Pourquoi montrer autant de nudité dans la série ?
Il n'a jamais été question d'être salace, mais quitte à montrer le sexe, il doit paraître vrai. J'en avais marre de voir des filles faire l'amour avec leur soutien-gorge, de ne voir que des tailles mannequin prendre leur pied, de voir des filles apprécier une partie de jambes en l'air qui n'a pas l'air agréable du tout. Il fallait contrer ces notions et faire savoir aux femmes qu'elles n'étaient pas les seules à ne pas avoir de sexualité parfaite. Beaucoup de jeunes nous ont dit que ça avait normalisé ce qu'elles vivaient, au lieu de se demander ce qui clochait chez elles. Elles ont compris que le sexe était à la fois bizarre, compliqué et émotionnel. Nous avons besoin que l'art le représente ainsi, comme nous avons besoin de le voir romantique et glamour.
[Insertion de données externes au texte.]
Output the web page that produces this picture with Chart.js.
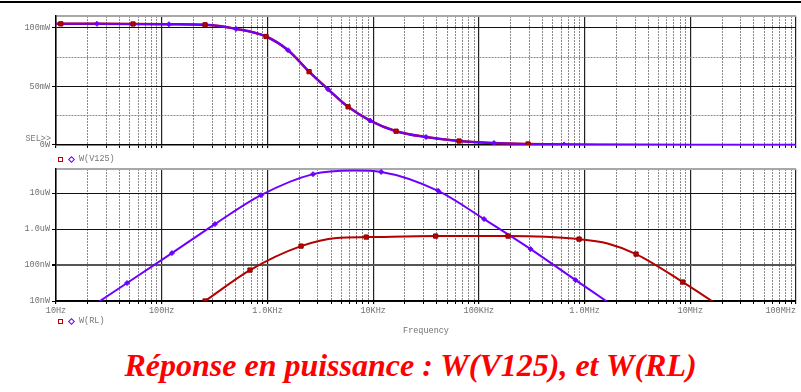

Vous revendiquez montrer des corps différents. Avez-vous l'impression que la société a évolué à ce propos ?
Elle est en train. On voit de plus en plus de diversité, de trans, de personnes sans genre. La dernière campagne Covergirl, pour moi, c'est ça le progrès. Je viens de faire la Une de Glamour sans qu'ils me photoshoppent. C'était une grande victoire. Il y a quelques années, même si on aurait glorifié mon "corps normal", ce corps aurait été supprimé. J'intéresse les gens, mais ils ne veulent pas forcément me mettre en couverture. Ils ne comprennent pas que tout le monde veut voir des personnes réelles. Il n'est pas seulement question de femmes en demande de versions d'elles-mêmes. Les mecs aussi aiment ça ! Ils veulent regarder des corps féminins auxquels s'identifier. N'importe quelle femme pourra admettre que ses courbes ou la texture de ses cheveux ne l'ont jamais empêchée d'avoir des rapports sexuels. Notre image et notre opinion de nous-même sont ce qui nous bloquent dans les relations.

Pensez-vous avoir joué un rôle dans cette évolution ?
Je dirais plutôt que je fais partie d'un groupe qui fait bouger les choses. Amy Schumer, Gabourey Sidibe, Mindy Kaling, Hari Nef… Toutes celles que je considère comme des amies très proches ont permis de casser l'image qu'on avait des femmes. On se soutient dans cette mission.

Girls, saison 6. A partir du 13 février sur OCS.